Where does ‘normal’ begin and where does it end? Years ago anything other than missionary was akin to heresy, oral sex anathema and BDSM something freaks did.
Sir Stern believes that the women he’s bedding are naturally kinky and saucy – that everyone is – and that the fact that he’s open to it is what allows them to be comfy enough to express themselves and their sexual needs better than they feel able to with their more shy partners.
So the difference in ‘vanilla’ and ‘kinky’ sex lies simply in being able to say what you want.
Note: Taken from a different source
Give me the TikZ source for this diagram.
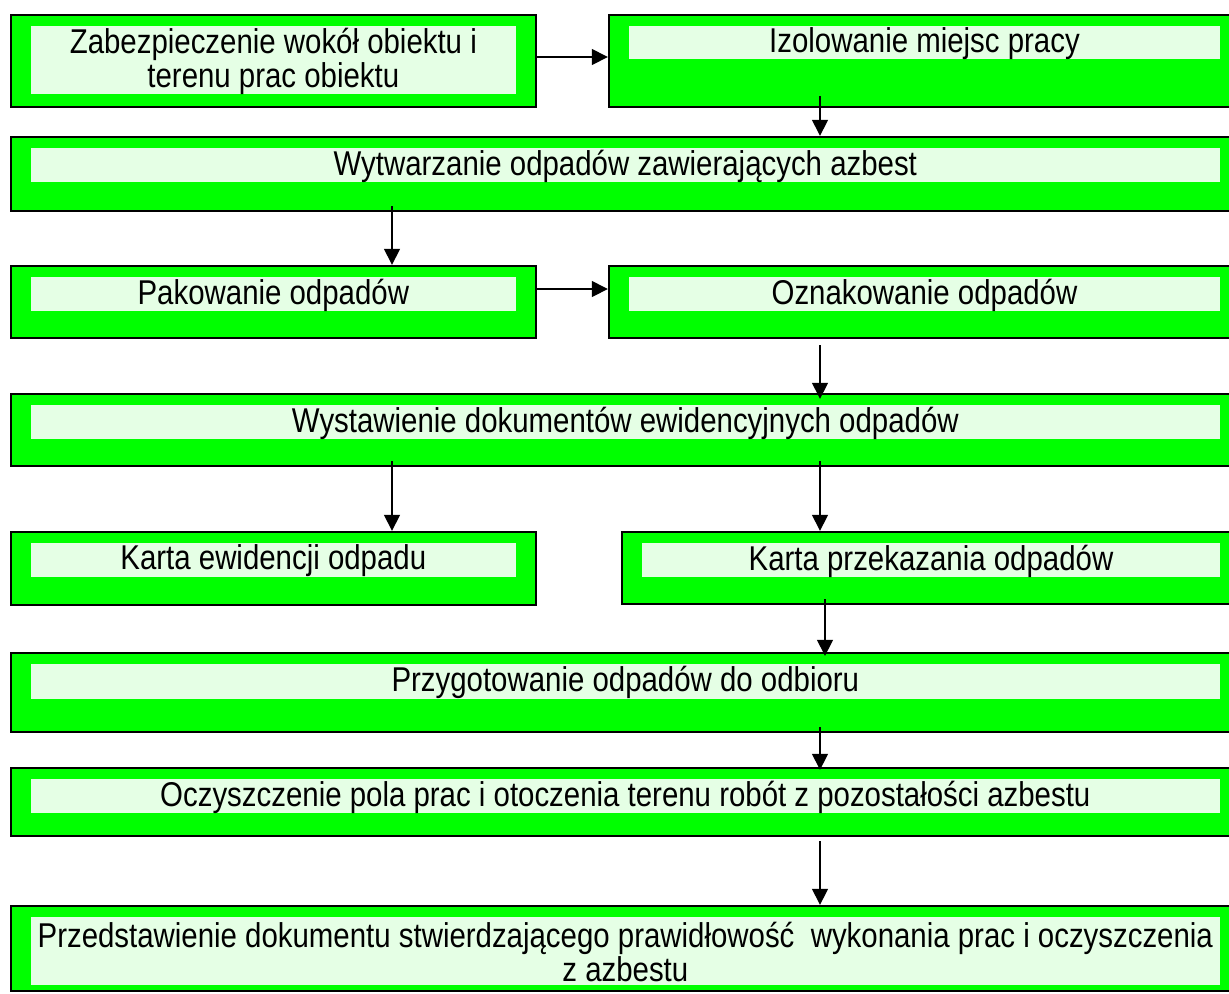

And if Sir Stern is to be believed, everyone wants a little kinky business – and THAT’S the normal of it.
And I’m inclined to agree.
‘Normal’ is a sliding scale marked by degrees of comparison. A recent lover struggled with the idea that I had Tantric swami who practiced yoni massage on me. ‘I’m just a normal guy,’ he wailed, flustered by the idea. ‘I’m just a NORMAL guy that likes NORMAL sex stuff! This is all just too weird!’
Turns out, ‘normal’ for him involved a whole lot of bound and blindfolded kinky play with sharp objects and wax.
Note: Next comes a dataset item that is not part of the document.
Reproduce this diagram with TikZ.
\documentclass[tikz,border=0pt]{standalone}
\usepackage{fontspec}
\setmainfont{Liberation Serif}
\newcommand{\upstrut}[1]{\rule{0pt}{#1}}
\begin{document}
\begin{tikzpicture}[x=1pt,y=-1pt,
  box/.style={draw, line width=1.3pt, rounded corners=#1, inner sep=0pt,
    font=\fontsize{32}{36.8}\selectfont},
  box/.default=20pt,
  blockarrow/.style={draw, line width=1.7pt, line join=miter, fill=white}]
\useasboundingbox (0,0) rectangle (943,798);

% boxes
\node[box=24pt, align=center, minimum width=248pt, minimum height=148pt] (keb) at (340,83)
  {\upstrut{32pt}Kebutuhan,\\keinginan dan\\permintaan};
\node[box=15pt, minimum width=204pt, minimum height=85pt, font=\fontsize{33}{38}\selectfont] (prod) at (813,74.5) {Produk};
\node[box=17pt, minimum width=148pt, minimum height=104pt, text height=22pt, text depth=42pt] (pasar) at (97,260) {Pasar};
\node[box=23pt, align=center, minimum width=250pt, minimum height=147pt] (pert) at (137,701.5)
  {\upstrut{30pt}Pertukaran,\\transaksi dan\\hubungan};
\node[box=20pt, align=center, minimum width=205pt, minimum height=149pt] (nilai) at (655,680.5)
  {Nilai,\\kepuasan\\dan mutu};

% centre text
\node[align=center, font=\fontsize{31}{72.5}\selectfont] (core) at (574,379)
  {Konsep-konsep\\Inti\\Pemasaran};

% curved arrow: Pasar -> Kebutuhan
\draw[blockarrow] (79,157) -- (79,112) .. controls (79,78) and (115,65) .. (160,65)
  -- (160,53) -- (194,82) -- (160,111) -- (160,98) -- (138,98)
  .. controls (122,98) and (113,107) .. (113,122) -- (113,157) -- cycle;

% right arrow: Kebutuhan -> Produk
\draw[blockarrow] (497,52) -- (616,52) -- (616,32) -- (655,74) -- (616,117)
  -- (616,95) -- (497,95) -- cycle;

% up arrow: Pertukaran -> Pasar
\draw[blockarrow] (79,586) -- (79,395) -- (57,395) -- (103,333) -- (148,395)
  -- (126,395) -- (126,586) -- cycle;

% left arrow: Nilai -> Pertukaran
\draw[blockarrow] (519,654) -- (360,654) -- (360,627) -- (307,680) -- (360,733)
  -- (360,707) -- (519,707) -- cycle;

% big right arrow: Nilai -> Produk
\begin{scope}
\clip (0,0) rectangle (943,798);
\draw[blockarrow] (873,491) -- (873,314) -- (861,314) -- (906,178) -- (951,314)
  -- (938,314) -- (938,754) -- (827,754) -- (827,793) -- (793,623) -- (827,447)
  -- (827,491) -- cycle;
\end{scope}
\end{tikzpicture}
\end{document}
From the moment we start experimenting sexually and testing the limits of our bodies’ capacity for sensation and our brain’s capacity for eroticism, we inch towards and, hopefully through, a range of experiences.
Or, at least, we could if we weren’t so hung up on being ‘normal’.
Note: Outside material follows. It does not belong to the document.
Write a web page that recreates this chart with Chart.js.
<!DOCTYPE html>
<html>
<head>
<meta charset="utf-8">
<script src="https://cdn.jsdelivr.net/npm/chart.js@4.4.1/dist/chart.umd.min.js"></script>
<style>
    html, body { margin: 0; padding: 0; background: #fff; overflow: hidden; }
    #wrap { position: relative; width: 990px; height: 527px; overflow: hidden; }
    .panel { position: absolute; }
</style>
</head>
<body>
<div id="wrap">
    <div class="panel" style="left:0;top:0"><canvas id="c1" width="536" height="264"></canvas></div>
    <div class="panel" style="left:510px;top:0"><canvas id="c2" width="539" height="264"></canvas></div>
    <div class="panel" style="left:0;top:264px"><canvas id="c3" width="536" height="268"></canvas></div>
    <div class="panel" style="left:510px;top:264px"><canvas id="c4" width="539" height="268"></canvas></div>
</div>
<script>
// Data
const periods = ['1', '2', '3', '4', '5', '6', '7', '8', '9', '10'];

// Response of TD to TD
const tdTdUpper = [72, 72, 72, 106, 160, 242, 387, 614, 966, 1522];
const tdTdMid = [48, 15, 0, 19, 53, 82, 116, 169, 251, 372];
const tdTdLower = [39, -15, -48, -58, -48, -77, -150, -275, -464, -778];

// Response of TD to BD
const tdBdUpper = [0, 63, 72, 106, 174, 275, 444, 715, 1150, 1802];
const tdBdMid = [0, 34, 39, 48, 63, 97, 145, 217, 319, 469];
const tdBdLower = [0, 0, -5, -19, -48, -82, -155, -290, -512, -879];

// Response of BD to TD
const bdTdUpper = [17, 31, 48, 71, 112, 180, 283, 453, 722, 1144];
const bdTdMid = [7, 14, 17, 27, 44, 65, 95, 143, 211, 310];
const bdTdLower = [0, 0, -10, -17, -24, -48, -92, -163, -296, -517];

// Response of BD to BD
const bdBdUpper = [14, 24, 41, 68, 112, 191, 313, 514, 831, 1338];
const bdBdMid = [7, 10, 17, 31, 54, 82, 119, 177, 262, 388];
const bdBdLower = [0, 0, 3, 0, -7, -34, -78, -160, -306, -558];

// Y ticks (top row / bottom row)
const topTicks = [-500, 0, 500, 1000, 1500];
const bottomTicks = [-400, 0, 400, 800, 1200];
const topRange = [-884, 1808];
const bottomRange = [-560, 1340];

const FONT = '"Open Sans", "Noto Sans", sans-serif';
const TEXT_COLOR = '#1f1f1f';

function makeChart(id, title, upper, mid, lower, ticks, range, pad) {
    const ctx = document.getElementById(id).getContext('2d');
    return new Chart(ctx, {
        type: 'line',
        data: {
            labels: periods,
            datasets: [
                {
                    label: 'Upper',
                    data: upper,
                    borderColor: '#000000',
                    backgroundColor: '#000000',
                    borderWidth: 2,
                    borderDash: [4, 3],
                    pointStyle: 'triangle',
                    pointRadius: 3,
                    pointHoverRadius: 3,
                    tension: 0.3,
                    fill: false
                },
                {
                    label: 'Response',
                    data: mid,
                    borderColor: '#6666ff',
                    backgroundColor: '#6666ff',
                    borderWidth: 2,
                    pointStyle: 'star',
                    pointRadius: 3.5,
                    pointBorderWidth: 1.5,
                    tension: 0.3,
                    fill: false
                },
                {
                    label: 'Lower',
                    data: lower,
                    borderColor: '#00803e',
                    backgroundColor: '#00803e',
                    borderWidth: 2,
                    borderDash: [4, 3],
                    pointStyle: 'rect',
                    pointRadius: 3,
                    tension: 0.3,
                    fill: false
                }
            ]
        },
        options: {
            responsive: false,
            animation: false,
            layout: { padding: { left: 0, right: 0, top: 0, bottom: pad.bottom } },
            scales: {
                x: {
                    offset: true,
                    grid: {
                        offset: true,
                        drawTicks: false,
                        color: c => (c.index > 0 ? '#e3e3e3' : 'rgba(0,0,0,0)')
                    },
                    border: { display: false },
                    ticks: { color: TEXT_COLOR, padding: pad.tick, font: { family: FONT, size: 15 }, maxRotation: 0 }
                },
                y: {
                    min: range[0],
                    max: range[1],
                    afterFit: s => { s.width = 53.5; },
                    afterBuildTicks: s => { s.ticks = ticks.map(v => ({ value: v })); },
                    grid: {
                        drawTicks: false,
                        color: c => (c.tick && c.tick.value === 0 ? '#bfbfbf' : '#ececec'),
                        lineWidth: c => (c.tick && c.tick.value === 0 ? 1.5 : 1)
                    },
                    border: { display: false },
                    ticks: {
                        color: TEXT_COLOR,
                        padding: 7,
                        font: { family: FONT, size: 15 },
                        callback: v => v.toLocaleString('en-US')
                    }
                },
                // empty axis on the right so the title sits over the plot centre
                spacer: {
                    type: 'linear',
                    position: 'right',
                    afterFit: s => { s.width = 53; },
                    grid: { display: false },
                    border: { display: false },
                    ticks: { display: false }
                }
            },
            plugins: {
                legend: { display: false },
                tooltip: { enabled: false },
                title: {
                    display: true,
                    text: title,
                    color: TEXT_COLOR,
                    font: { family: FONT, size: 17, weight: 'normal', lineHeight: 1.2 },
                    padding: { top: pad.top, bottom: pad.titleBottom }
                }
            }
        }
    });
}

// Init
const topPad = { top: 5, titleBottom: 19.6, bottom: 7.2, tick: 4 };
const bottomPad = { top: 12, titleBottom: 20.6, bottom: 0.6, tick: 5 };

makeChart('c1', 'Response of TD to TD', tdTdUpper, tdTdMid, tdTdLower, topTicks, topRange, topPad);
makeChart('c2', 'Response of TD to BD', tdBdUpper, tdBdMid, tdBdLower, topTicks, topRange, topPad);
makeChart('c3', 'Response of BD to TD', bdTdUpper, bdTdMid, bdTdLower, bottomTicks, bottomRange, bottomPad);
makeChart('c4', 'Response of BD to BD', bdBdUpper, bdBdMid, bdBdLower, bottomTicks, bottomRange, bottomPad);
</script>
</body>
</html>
In my experience, when people freak out about some crazy kink they think they have, they want to be assured that they’re ‘normal’.
And that’s where Rule 34 comes into play – if you’ve thought about it, someone has made porn about it. Simply Google your ‘thing’ and you’ll find forums, communities and image galleries dedicated to it. I Googled ‘snot fetish’ and sure enough… (DO NOT DO THAT)
I reckon many people stop themselves experimenting because they’re too scared to venture off to far from ‘normal’ and worry they’ll find themselves deep in something ‘extreme’ later – as if it’s an obvious hop skip and a jump from asking for dirty talk or a hair pull to finding yourself in a red corset, strung from the ceiling, ball-gagged and flogged.
But then, maybe that would be your kinda normal then and how bad is that?